The reason i mentioned pressures is because an easy check is if the high pressure side spikes then the cut out is activated. Hook up a gauge and done. I disagree about pressures being a secondary if you know how to read them and use them. Without knowing pressure info i would have never cured my ac saga a few years ago that had all of us down the rabbit hole
Thank for everyone who has replied. I have been so busy at work that I haven't had much time. I will see if I can record the issue and sounds the ac clutch is making. I have done a couple of ac system replacement that involved the expansion valve, dryer filter and compressor. I bought a vacuum pump many years ago to vacuum the system and I have the gauges to test and refill. I have knownldege of static pressures and reading the gauges for reading according to the outdoor temperature. I think the compressor is going bad. I was just confused that it works good for sometime and after some time driving it just doesn't cool and the clutch starts getting noisy. I opened the hood one time when it was making the noise and I saw the clutch spin, stop and it looked like the clutch was sleeping or trying to engage, but it couldn't.
Regarding the heater .... I have to check the heater control valve to see in what condition it is and maybe replace it. In regards to the keyfob.... from reading online would have to be programmed by a locksmith. The foggy glass I will check if the cowl rubber seal is damaged and allowing heat from the engine to heat the glass un the morning causing it to get more foggy. I'll post back with videos and maybe photos.
No. For what I can see, the tracks on the PCB have dissolved.
This PCB-chip is dead as a Dodo.
And if the unit would be repairable, the tool of choice would be a soldering iron AND additional soldering tin - not a heat gun.
Those PCB chips are easily and cheaply available from cheap Chinese online sites - try Aliexpr.
Yes, I have seen the keyfob board online. The pricey part is that there is no way to manually configure it to the car security.

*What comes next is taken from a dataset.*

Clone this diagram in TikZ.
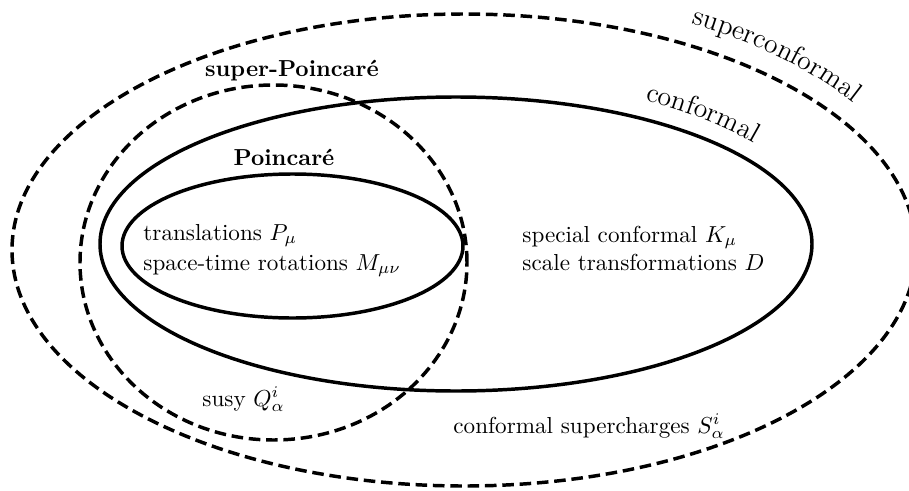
\documentclass[tikz,border=0pt]{standalone}
\usetikzlibrary{decorations.text}
\begin{document}
\begin{tikzpicture}[x=0.0152cm, y=0.0152cm,
  solidline/.style={line width=1.5pt},
  dashline/.style={line width=1.5pt, dash pattern=on 5pt off 2.5pt},
  lbl/.style={inner sep=0pt, anchor=base west},
  ttl/.style={inner sep=0pt, anchor=base, font=\bfseries}]
\useasboundingbox (0,0) rectangle (909,490);
% sets
\draw[dashline] (464,240) ellipse [x radius=452, y radius=236];
\draw[dashline] (273.5,227.5) ellipse [x radius=193.5, y radius=177.5];
\draw[solidline] (456,246) ellipse [x radius=356, y radius=147];
\draw[solidline] (292.5,244) ellipse [x radius=170.5, y radius=72];
% curved titles
\path[decorate, decoration={text along path, text={|\large|superconformal}, text align=left}]
  ([shift={(464,240)}]61.3:474 and 258) arc[start angle=61.3, end angle=0, x radius=474, y radius=258];
\path[decorate, decoration={text along path, text={|\large|conformal}, text align=left}]
  ([shift={(456,246)}]59.7:375 and 166) arc[start angle=59.7, end angle=0, x radius=375, y radius=166];
% titles
\node[ttl] (sp) at (292,414) {super-Poincar\'e};
\node[ttl] (p) at (284,325) {Poincar\'e};
% contents
\node[lbl] (t1) at (143,250) {translations $P_\mu$};
\node[lbl] (t2) at (143,220) {space-time rotations $M_{\mu\nu}$};
\node[lbl] (k1) at (522,248) {special conformal $K_\mu$};
\node[lbl] (k2) at (522,220) {scale transformations $D$};
\node[lbl] (q) at (202,84) {susy $Q^i_\alpha$};
\node[lbl] (s) at (453,57) {conformal supercharges $S^i_\alpha$};
\end{tikzpicture}
\end{document}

I would have to hire a locksmith to set it up. From what I have read online for the 2003 model you need to have a locksmith do it and there is no other way.
I think the compressor is going bad. I was just confused that it works good for sometime and after some time driving it just doesn't cool and the clutch starts getting noisy. I opened the hood one time when it was making the noise and I saw the clutch spin, stop and it looked like the clutch was sleeping or trying to engage, but it couldn't...
Glad you're still here.
Fair warning: It's easy to convince yourself something expensive has failed. Take some time to work through the troubleshooting guide. See the link in post #6 above.
I'm still inclined to think you're hearing the belt slipping, as opposed to a clutch or compressor failure. You'll see a section on how to test for clutch slippage. It's also very important to check the belt tensioner.
If still convinced the compressor itself is locking up, try this: With the engine cold and key removed, try turning the face of the compressor pulley. That should give you a rough baseline of how much force is need to spin the compressor shaft. Next, duplicate the fault conditions so you hear the noise again. Turn off the engine and try to turn the pulley face. Hopefully the force required is similar.
If the clutch is indeed slipping, I'd suspect the relay in the control circuit. See my experience with this relay, detailed in the troubleshooting guide.
If the belt tension is correct, the belt may be glazed. Try a little belt dressing to improve the grip. If that helps, or maybe just changes the tone, then you'd know the belt had been slipping. A new belt would be in order.
Lots of little potential faults to investigate. Don't go into FullPanicMode just yet and start lobbing expensive parts at the poor car in hopes of a fix.